Бэкон в своих сочинениях часто говорит о задачах философии. Но кажется, лучше всего об этом сказано у него в толковании античного мифа об Орфее. Бэкон так и пишет, что миф об Орфее «дает образ универсальной философии» (22, 2, 252). Тут весьма характерно, что, с точки зрения Бэкона, философия вовсе не сводится только на рассудочное построение, но должна творить чудеса и ошеломлять все живое и неживое своими методами. «…Личность Орфея, человека удивительного, поистине божественного, владеющего любой гармонией, умевшего сладостными мелодиями волновать и увлекать всех и вся, очень легко может быть использована как изображение философии» (там же, 252). Желая вернуть, к жизни свою умершую супругу, он своим сладостным пением и игрой очаровывает подземных богов, которые под его воздействием разрешают ей вернуться на поверхность земли. После гибели своей супруги «Орфей в отчаянии, возненавидя женщин, удалился в пустынные места и там такими же сладостными звуками лиры и пением сначала привлек к себе всех зверей; а те, утратив свою природу, свою дикую свирепость, неподвластные больше побуждениям похоти и ярости, не заботясь, как удовлетворить голод или как выследить свою добычу, стояли вокруг него, как в театре, добродушные η кроткие, лишь жадно вслушиваясь в звуки его лиры» (там же, 252—253). Именно так Бэкон понимает «искусное управление природой». А в том, что Орфей был растерзан неистовыми вакханками, Бэкон видит символ низших общественно–исторических сил, не терпящих торжества высшей философии.

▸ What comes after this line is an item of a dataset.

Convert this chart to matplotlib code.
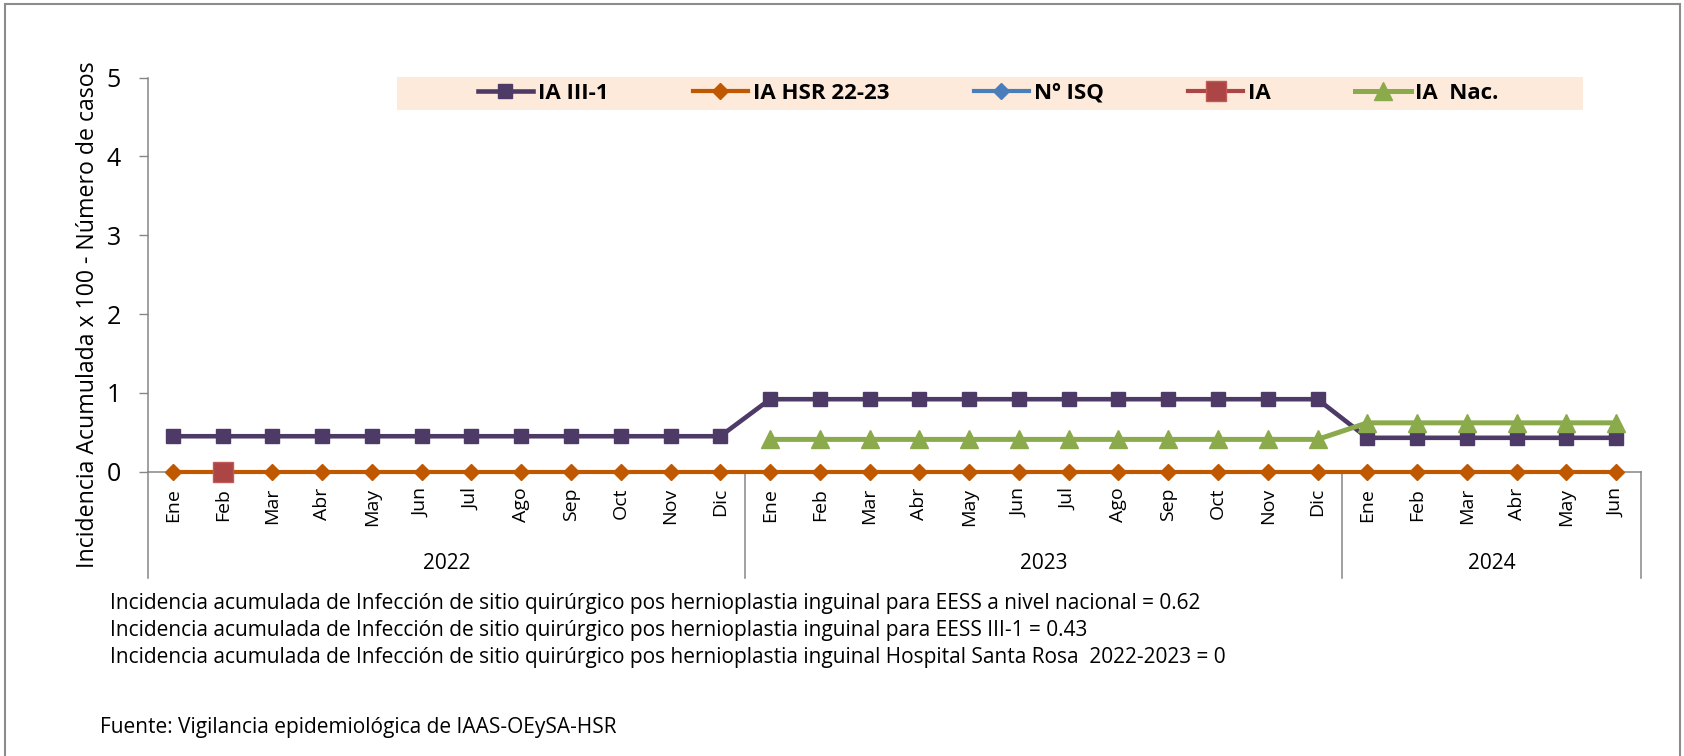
import numpy as np
import matplotlib
matplotlib.use("Agg")
import matplotlib.pyplot as plt
from matplotlib.patches import Rectangle

plt.rcParams['font.family'] = ['Open Sans', 'DejaVu Sans']

# ------------------------------
# Datos
# ------------------------------
meses_2022 = ['Ene', 'Feb', 'Mar', 'Abr', 'May', 'Jun', 'Jul', 'Ago', 'Sep', 'Oct', 'Nov', 'Dic']
meses_2023 = ['Ene', 'Feb', 'Mar', 'Abr', 'May', 'Jun', 'Jul', 'Ago', 'Sep', 'Oct', 'Nov', 'Dic']
meses_2024 = ['Ene', 'Feb', 'Mar', 'Abr', 'May', 'Jun']
anios = ['2022', '2023', '2024']

N = None
ia_iii1 = [0.45, 0.45, 0.45, 0.45, 0.45, 0.45, 0.45, 0.45, 0.45, 0.45, 0.45, 0.45,
           0.92, 0.92, 0.92, 0.92, 0.92, 0.92, 0.92, 0.92, 0.92, 0.92, 0.92, 0.92,
           0.43, 0.43, 0.43, 0.43, 0.43, 0.43]
ia_hsr = [0, 0, 0, 0, 0, 0, 0, 0, 0, 0, 0, 0,
          0, 0, 0, 0, 0, 0, 0, 0, 0, 0, 0, 0,
          0, 0, 0, 0, 0, 0]
n_isq = [N, N, N, N, N, N, N, N, N, N, N, N,
         N, N, N, N, N, N, N, N, N, N, N, N,
         N, N, N, N, N, N]
ia = [N, 0, N, N, N, N, N, N, N, N, N, N,
      N, N, N, N, N, N, N, N, N, N, N, N,
      N, N, N, N, N, N]
ia_nac = [N, N, N, N, N, N, N, N, N, N, N, N,
          0.41, 0.41, 0.41, 0.41, 0.41, 0.41, 0.41, 0.41, 0.41, 0.41, 0.41, 0.41,
          0.62, 0.62, 0.62, 0.62, 0.62, 0.62]

notas = [
    "Incidencia acumulada de Infección de sitio quirúrgico pos hernioplastia inguinal para EESS a nivel nacional = 0.62",
    "Incidencia acumulada de Infección de sitio quirúrgico pos hernioplastia inguinal para EESS III-1 = 0.43",
    "Incidencia acumulada de Infección de sitio quirúrgico pos hernioplastia inguinal Hospital Santa Rosa  2022-2023 = 0",
]
fuente = "Fuente: Vigilancia epidemiológica de IAAS-OEySA-HSR"


def serie(v):
    return np.array([np.nan if x is None else x for x in v], dtype=float)


# ------------------------------
# Figura
# ------------------------------
W, H = 1684, 756
fig = plt.figure(figsize=(W / 100, H / 100), dpi=100)
ax = fig.add_axes([148 / W, 1 - 471.7 / H, (1641 - 148) / W, (471.7 - 77.7) / H])

etiquetas = meses_2022 + meses_2023 + meses_2024
x = np.arange(len(etiquetas))
gris = '#868686'

ax.plot(x, serie(ia_iii1), color='#4E3A66', lw=3.3, marker='s', ms=10, label='IA III-1', zorder=3, clip_on=False)
ax.plot(x, serie(ia_hsr), color='#C05800', lw=3, marker='D', ms=8, label='IA HSR 22-23', zorder=3, clip_on=False)
ax.plot(x, serie(n_isq), color='#4A7EBB', lw=3, marker='D', ms=8, label='Nº ISQ', zorder=3, clip_on=False)
ax.plot(x, serie(ia), color='#AC4545', lw=3, marker='s', ms=14, mec='#C05B58', label='IA', zorder=4, clip_on=False)
ax.plot(x, serie(ia_nac), color='#8BAA4B', lw=3.6, marker='^', ms=13, label='IA  Nac.', zorder=5, clip_on=False)

ax.set_xlim(-0.5, len(etiquetas) - 0.5)
ax.set_ylim(0, 5)
ax.set_yticks([0, 1, 2, 3, 4, 5])
ax.set_xticks(x)
ax.set_xticklabels(etiquetas, rotation=90, fontsize=14)
ax.tick_params(axis='x', length=0, pad=11.5)
ax.tick_params(axis='y', direction='out', length=6.5, width=1, color=gris, labelsize=18, pad=13)

for s in ['top', 'right']:
    ax.spines[s].set_visible(False)
for s in ['left', 'bottom']:
    ax.spines[s].set_color(gris)
    ax.spines[s].set_linewidth(1.1)

# separadores de años y etiquetas de año
y_bajo = -1.35
limites = [-0.5, len(meses_2022) - 0.5, len(meses_2022) + len(meses_2023) - 0.5, len(etiquetas) - 0.5]
for xl in limites:
    ax.plot([xl, xl], [0, y_bajo], color=gris, lw=1.1, clip_on=False, zorder=1)
for i, a in enumerate(anios):
    ax.text((limites[i] + limites[i + 1]) / 2, -1.16, a, ha='center', va='center', fontsize=15)

ax.set_ylabel("Incidencia Acumulada x 100 - Número de casos", fontsize=16.7, va='center')
ax.yaxis.set_label_coords(-0.040, 0.398)

# leyenda
fig.patches.append(Rectangle((397 / W, 1 - 110 / H), (1583 - 397) / W, 33 / H,
                             transform=fig.transFigure, facecolor='#FDEADA', edgecolor='none', zorder=0))
leg = fig.legend(loc='center', bbox_to_anchor=(988 / W, 1 - 93.5 / H), ncol=5, frameon=False,
                 handlelength=2.5, handletextpad=0.2, columnspacing=3.8,
                 prop={'weight': 'bold', 'size': 16})

# notas al pie
for i, t in enumerate(notas):
    fig.text(110 / W, 1 - (604 + 26.8 * i) / H, t, ha='left', va='center', fontsize=15)
fig.text(100 / W, 1 - 727 / H, fuente, ha='left', va='center', fontsize=15)

# marco del gráfico
fig.patches.append(Rectangle((5 / W, -0.05), (1680 - 5) / W, 1.05 - 4 / H,
                             transform=fig.transFigure, fill=False, edgecolor='#8C8C8C', lw=1.5))

fig.savefig("out.png", dpi=100)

После установления того, в чем заключается сущность философии у Бэкона, перейдем теперь к тому, как на основании мифов Бэкон понимает все существующее, и прежде всего материю.

Оказывается, материя—это Протей,, старец в пещере и пастух у Нептуна (Посейдона), бога моря, знающий все прошлое, все настоящее и все будущее. Кроме того, от него нельзя добиться помощи ни в каком деле, потому что он все время превращается то в огонь, то в воду, то в зверей, когда его пытаются связать для получения от него предсказаний. Материя тоже обладает своими собственными законами, которые никак нельзя насиловать, и она ускользает от каждого, кто хотел бы воспользоваться ею для своих эгоистических целей: «…если какой–нибудь опытный служитель природы применит насилие к материи и начнет мучить и терзать ее, будто он поставил своей целью уничтожить ее, то материя в свою очередь… оказавшись в столь затруднительном положении, претерпевает удивительные превращения, принимает различные образы, переходя от одного изменения к другому, до тех пор, пока не совершит весь круговорот и не возвратится в прежнее состояние, если только продолжает испытывать воздействие этой силы» (там же, 257—258).